Mungkin tak ada yang menduga bahwa keluarga Lim Seng Tee generasi ke empat ini akan melepaskan seluruh kepemilikannya. Saat itu, PT. HM. Sampoerna tidak berada dalam kondisi yang mengharuskannya untuk dijual. Kinerja keuangan menunjukkan trend yang positif. Pada tahun 2004 PT. HM. Sampoerna melaporkan laba bersihnya sebesar Rp. 1,99 triliun.
Harga yang ditawarkan oleh PT. Philip Morris Indonesia (PMI) untuk mengambilalih saham PT. HM. Sampoerna ini sangat menarik dan dinilai cukup tinggi oleh berbagai kalangan bisnis. Apalagi saham PT. HM. Sampoerna merupakan saham yang tergolong dalam blue-chip stock (saham biasa yang memiliki reputasi tinggi, sebagai leader di industri sejenis, memiliki pendapatan yang stabil dan konsisten dalam membayar dividen) di kancah pasar modal. Hal ini menyebabkan banyak investor tertarik untuk membeli saham PT. HM. Sampoerna. Selain itu manajemen PT. HM. Sampoerna diduduki oleh sumber daya manusia yang terkenal andal dan mampu beradaptasi dengan perubahan lingkungan bisnis, serta memiliki budaya perusahaan yang kokoh yang berupa nilai-nilai luhur yang dapat dipercayai serta selalu melakukan inovasi-inovasi.
Tidak mengherankan, ketika keluarga Sampoerna tiba-tiba melego saham perusahaan yang berjalan hampir satu abad tersebut, beberapa analis pasar tersentak. Mereka menduga, ada agenda tersembunyi di balik transaksi menghebohkan itu. "Ini transaksi yang paling besar yang pernah terjadi di Indonesia," ungkap Andrian R. Setiamihardja, Kepala Peneliti BNI Securities, kepada Rahman Mulya dari Gatra. Ia berharap, pihak Sampoerna memberi penjelasan agar tidak membingungkan investor publik (Gatra,2005).

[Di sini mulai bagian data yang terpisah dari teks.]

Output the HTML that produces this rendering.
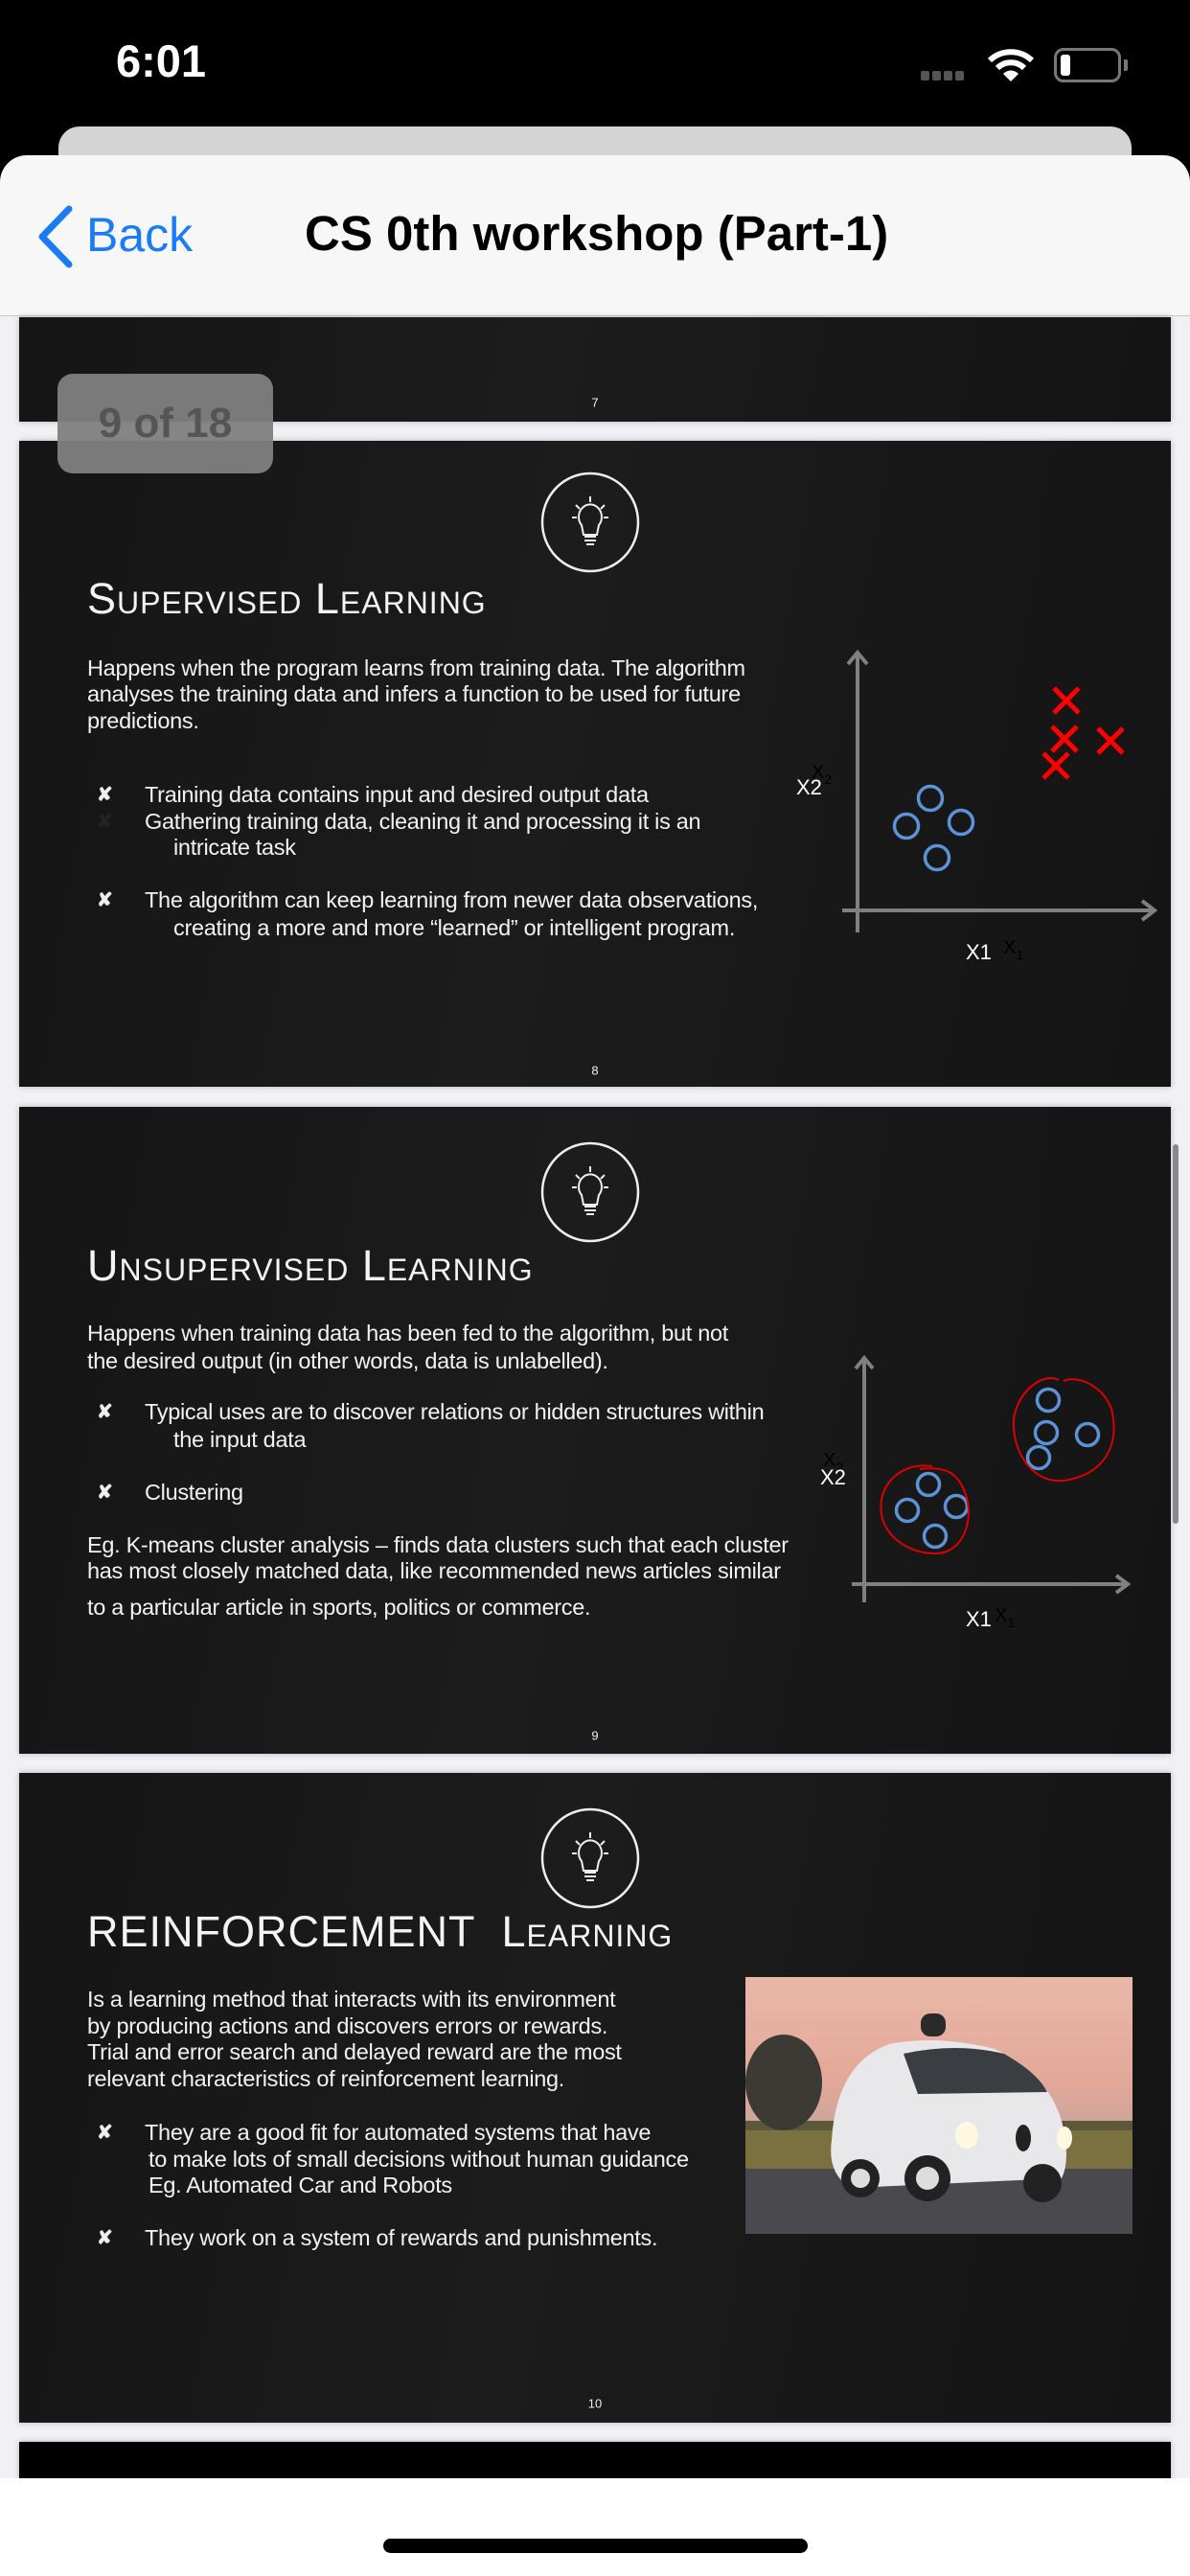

Dari sedikit paparan yang ada serta sedikit analisis informasi dari berbagai media, serta laporan-laporan keuangan yang diterbitkan oleh PT. HM. Sampoerna Tbk., walaupun tidak dapat memberikan gambaran secara menyeluruh apa motif di balik pengakuisisian "The Living Company" ini, maka penulis mengambil judul "DESKRIPSI MOTIF KEUANGAN AKUISISI PT. HM. SAMPOERNA Tbk. OLEH PT. PHILIP MORRIS INDONESIA" (Studi Pada PT. Hanjaya Mandala Sampoerna Tbk. Periode 2000-2005)
1.2. Masalah Penelitian
Masalah penelitian adalah masalah yang akan menjadi obyek penelitian. Masalah penelitian akan dipelajari, dikaji, dipecahkan atau diselesaikan, atau mungkin dibuatkan solusi, lalu dibuatkan kesimpulannya sesuai dengan konteks permasalahan. Berdasarkan latar belakang masalah yang telah diuraikan sebelumnya, maka penulis merumuskan masalah dalam penelitian ini sebagai berikut : "Apakah motif keuangan akuisisi PT. HM. Sampoerna Tbk. oleh PT. Philip Morris Indonesia dilihat dari laporan keuangan PT. HM. Sampoerna Tbk. Periode 2000-2004?"